**GOAL OF THE EXERCISE:**
Output the first line of the listing and each line after it, up to and including the line that contains "(0,0) rectangle (778,504);", exactly as written, minus the pictures.

**PROVIDED MATERIAL:**
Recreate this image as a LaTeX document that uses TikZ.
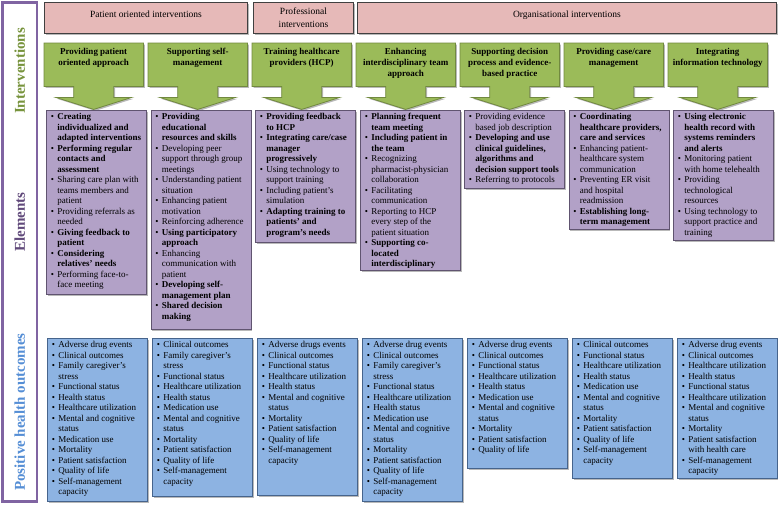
\documentclass[tikz,border=0pt]{standalone}
\usepackage{fontspec}
\setmainfont{Liberation Serif}
\usepackage{tikz}
\usetikzlibrary{
  calc,
  shadows,
  backgrounds,
  }

\definecolor{pinkbox}{RGB}{230,185,184}
\definecolor{greenbox}{RGB}{155,187,89}
\definecolor{greenline}{RGB}{113,137,63}
\definecolor{purplebox}{RGB}{178,161,199}
\definecolor{purpleline}{RGB}{96,84,112}
\definecolor{bluebox}{RGB}{141,179,226}
\definecolor{blueline}{RGB}{70,100,140}
\definecolor{framepurple}{RGB}{128,100,162}
\definecolor{labelgreen}{RGB}{119,147,60}
\definecolor{labelpurple}{RGB}{96,73,122}
\definecolor{labelblue}{RGB}{85,142,213}

\newcommand{\itm}{\par\hangindent=8pt\hangafter=1\noindent\makebox[8pt][l]{\hspace{1.5pt}\textbullet}}
\newcommand{\itb}[1]{\itm\textbf{#1}}
\newcommand{\cell}[2]{\begin{minipage}[t][#1][t]{94pt}\fontsize{9}{10.5}\selectfont\raggedright #2\end{minipage}}
\newcommand{\hd}[1]{\begin{minipage}[t][37pt][t]{93pt}\vspace*{2pt}\centering\fontsize{9}{11}\selectfont\bfseries #1\end{minipage}}

\begin{document}
\begin{tikzpicture}[x=1pt, y=-1pt,
    every node/.style={anchor=north west, inner sep=3pt},
    boxshadow/.style={drop shadow={shadow xshift=1.5pt, shadow yshift=-1.5pt, fill=black!55, opacity=.5}},
    category/.style={draw=black!75, line width=.9pt, fill=pinkbox, minimum height=31pt, align=center, font=\fontsize{9.5}{13}\selectfont, boxshadow},
    greenarrow/.style={draw=greenline, line width=.8pt, fill=greenbox, boxshadow},
    elem/.style={draw=purpleline, line width=.7pt, fill=purplebox, boxshadow},
    outc/.style={draw=blueline, line width=.7pt, fill=bluebox, boxshadow},
    sidelabel/.style={rotate=90, anchor=center, font=\fontsize{15}{15}\selectfont\bfseries},
  ]
\useasboundingbox (0,0) rectangle (778,504);

\draw[framepurple, line width=2.5pt] (2.5,2.5) rectangle (37,501.5);
\node[sidelabel, text=labelgreen] (lint) at (19.75,71) {Interventions};
\node[sidelabel, text=labelpurple] (lelem) at (19.75,222) {Elements};
\node[sidelabel, text=labelblue] (lout) at (19.75,412) {Positive health outcomes};

\node[category, minimum width=203pt, text depth=8pt] (pat) at (44,2) {Patient oriented interventions};
\node[category, minimum width=100pt] (prof) at (253,2) {Professional\\interventions};
\node[category, minimum width=419pt, text depth=8pt] (org) at (357,2) {Organisational interventions};

\foreach \i/\t in {1/{Providing patient\\oriented approach},
                   2/{Supporting self-\\management},
                   3/{Training healthcare\\providers (HCP)},
                   4/{Enhancing\\interdisciplinary team\\approach},
                   5/{Supporting decision\\process and evidence-\\based practice},
                   6/{Providing case/care\\management},
                   7/{Integrating\\information technology}}
  \node (g\i) at ({44+104*(\i-1)},43) {\hd{\t}};

\begin{scope}[on background layer]
  \foreach \i in {1,...,7}
    \draw[greenarrow] (g\i.north west) -- (g\i.north east) -- (g\i.south east)
      -- ($(g\i.south)+(20,0)$) -- ($(g\i.south)+(20,11)$) -- ($(g\i.south)+(38,11)$)
      -- ($(g\i.south)+(0,23)$) -- ($(g\i.south)+(-38,11)$) -- ($(g\i.south)+(-20,11)$)
      -- ($(g\i.south)+(-20,0)$) -- (g\i.south west) -- cycle;
\end{scope}

\node[elem] (e1) at (46,110) {\cell{178pt}{%
  \itb{Creating\newline individualized and\newline adapted interventions}
  \itb{Performing regular\newline contacts and\newline assessment}
  \itm Sharing care plan with\newline teams members and\newline patient
  \itm Providing referrals as\newline needed
  \itb{Giving feedback to\newline patient}
  \itb{Considering\newline relatives' needs}
  \itm Performing face-to-\newline face meeting}};
\node[elem] (e2) at (150.5,110) {\cell{213pt}{%
  \itb{Providing\newline educational\newline resources and skills}
  \itm Developing peer\newline support through group\newline meetings
  \itm Understanding patient\newline situation
  \itm Enhancing patient\newline motivation
  \itm Reinforcing adherence
  \itb{Using participatory\newline approach}
  \itm Enhancing\newline communication with\newline patient
  \itb{Developing self-\newline management plan}
  \itb{Shared decision\newline making}}};
\node[elem] (e3) at (255,110) {\cell{126pt}{%
  \itb{Providing feedback\newline to HCP}
  \itb{Integrating care/case\newline manager\newline progressively}
  \itm Using technology to\newline support training
  \itm Including patient's\newline simulation
  \itb{Adapting training to\newline patients' and\newline program's needs}}};
\node[elem] (e4) at (360,110) {\cell{154pt}{%
  \itb{Planning frequent\newline team meeting}
  \itb{Including patient in\newline the team}
  \itm Recognizing\newline pharmacist-physician\newline collaboration
  \itm Facilitating\newline communication
  \itm Reporting to HCP\newline every step of the\newline patient situation
  \itb{Supporting co-\newline located\newline interdisciplinary}}};
\node[elem] (e5) at (464,110) {\cell{72pt}{%
  \itm Providing evidence\newline based job description
  \itb{Developing and use\newline clinical guidelines,\newline algorithms and\newline decision support tools}
  \itm Referring to protocols}};
\node[elem] (e6) at (568.5,110) {\cell{113pt}{%
  \itb{Coordinating\newline healthcare providers,\newline care and services}
  \itm Enhancing patient-\newline healthcare system\newline communication
  \itm Preventing ER visit\newline and hospital\newline readmission
  \itb{Establishing long-\newline term management}}};
\node[elem] (e7) at (673,110) {\cell{124pt}{%
  \itb{Using electronic\newline health record with\newline systems reminders\newline and alerts}
  \itm Monitoring patient\newline with home telehealth
  \itm Providing\newline technological\newline resources
  \itm Using technology to\newline support practice and\newline training}};

\node[outc] (o1) at (47,338) {\cell{157pt}{%
  \itm Adverse drug events
  \itm Clinical outcomes
  \itm Family caregiver's\newline stress
  \itm Functional status
  \itm Health status
  \itm Healthcare utilization
  \itm Mental and cognitive\newline status
  \itm Medication use
  \itm Mortality
  \itm Patient satisfaction
  \itm Quality of life
  \itm Self-management\newline capacity}};
\node[outc] (o2) at (152,338) {\cell{152pt}{%
  \itm Clinical outcomes
  \itm Family caregiver's\newline stress
  \itm Functional status
  \itm Healthcare utilization
  \itm Health status
  \itm Medication use
  \itm Mental and cognitive\newline status
  \itm Mortality
  \itm Patient satisfaction
  \itm Quality of life
  \itm Self-management\newline capacity}};
\node[outc] (o3) at (257,338) {\cell{151pt}{%
  \itm Adverse drugs events
  \itm Clinical outcomes
  \itm Functional status
  \itm Healthcare utilization
  \itm Health status
  \itm Mental and cognitive\newline status
  \itm Mortality
  \itm Patient satisfaction
  \itm Quality of life
  \itm Self-management\newline capacity}};
\node[outc] (o4) at (362,338) {\cell{157pt}{%
  \itm Adverse drug events
  \itm Clinical outcomes
  \itm Family caregiver's\newline stress
  \itm Functional status
  \itm Healthcare utilization
  \itm Health status
  \itm Medication use
  \itm Mental and cognitive\newline status
  \itm Mortality
  \itm Patient satisfaction
  \itm Quality of life
  \itm Self-management\newline capacity}};
\node[outc] (o5) at (467,338) {\cell{124pt}{%
  \itm Adverse drug events
  \itm Clinical outcomes
  \itm Functional status
  \itm Healthcare utilization
  \itm Health status
  \itm Medication use
  \itm Mental and cognitive\newline status
  \itm Mortality
  \itm Patient satisfaction
  \itm Quality of life}};
\node[outc] (o6) at (572,338) {\cell{134pt}{%
  \itm Clinical outcomes
  \itm Functional status
  \itm Healthcare utilization
  \itm Health status
  \itm Medication use
  \itm Mental and cognitive\newline status
  \itm Mortality
  \itm Patient satisfaction
  \itm Quality of life
  \itm Self-management\newline capacity}};
\node[outc] (o7) at (677,338) {\cell{134pt}{%
  \itm Adverse drug events
  \itm Clinical outcomes
  \itm Healthcare utilization
  \itm Health status
  \itm Functional status
  \itm Healthcare utilization
  \itm Mental and cognitive\newline status
  \itm Mortality
  \itm Patient satisfaction\newline with health care
  \itm Self-management\newline capacity}};
\end{tikzpicture}
\end{document}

**TASK ANSWER:**
Recreate this image as a LaTeX document that uses TikZ.
\documentclass[tikz,border=0pt]{standalone}
\usepackage{fontspec}
\setmainfont{Liberation Serif}
\usepackage{tikz}
\usetikzlibrary{
  calc,
  shadows,
  backgrounds,
  }

\definecolor{pinkbox}{RGB}{230,185,184}
\definecolor{greenbox}{RGB}{155,187,89}
\definecolor{greenline}{RGB}{113,137,63}
\definecolor{purplebox}{RGB}{178,161,199}
\definecolor{purpleline}{RGB}{96,84,112}
\definecolor{bluebox}{RGB}{141,179,226}
\definecolor{blueline}{RGB}{70,100,140}
\definecolor{framepurple}{RGB}{128,100,162}
\definecolor{labelgreen}{RGB}{119,147,60}
\definecolor{labelpurple}{RGB}{96,73,122}
\definecolor{labelblue}{RGB}{85,142,213}

\newcommand{\itm}{\par\hangindent=8pt\hangafter=1\noindent\makebox[8pt][l]{\hspace{1.5pt}\textbullet}}
\newcommand{\itb}[1]{\itm\textbf{#1}}
\newcommand{\cell}[2]{\begin{minipage}[t][#1][t]{94pt}\fontsize{9}{10.5}\selectfont\raggedright #2\end{minipage}}
\newcommand{\hd}[1]{\begin{minipage}[t][37pt][t]{93pt}\vspace*{2pt}\centering\fontsize{9}{11}\selectfont\bfseries #1\end{minipage}}

\begin{document}
\begin{tikzpicture}[x=1pt, y=-1pt,
    every node/.style={anchor=north west, inner sep=3pt},
    boxshadow/.style={drop shadow={shadow xshift=1.5pt, shadow yshift=-1.5pt, fill=black!55, opacity=.5}},
    category/.style={draw=black!75, line width=.9pt, fill=pinkbox, minimum height=31pt, align=center, font=\fontsize{9.5}{13}\selectfont, boxshadow},
    greenarrow/.style={draw=greenline, line width=.8pt, fill=greenbox, boxshadow},
    elem/.style={draw=purpleline, line width=.7pt, fill=purplebox, boxshadow},
    outc/.style={draw=blueline, line width=.7pt, fill=bluebox, boxshadow},
    sidelabel/.style={rotate=90, anchor=center, font=\fontsize{15}{15}\selectfont\bfseries},
  ]
\useasboundingbox (0,0) rectangle (778,504);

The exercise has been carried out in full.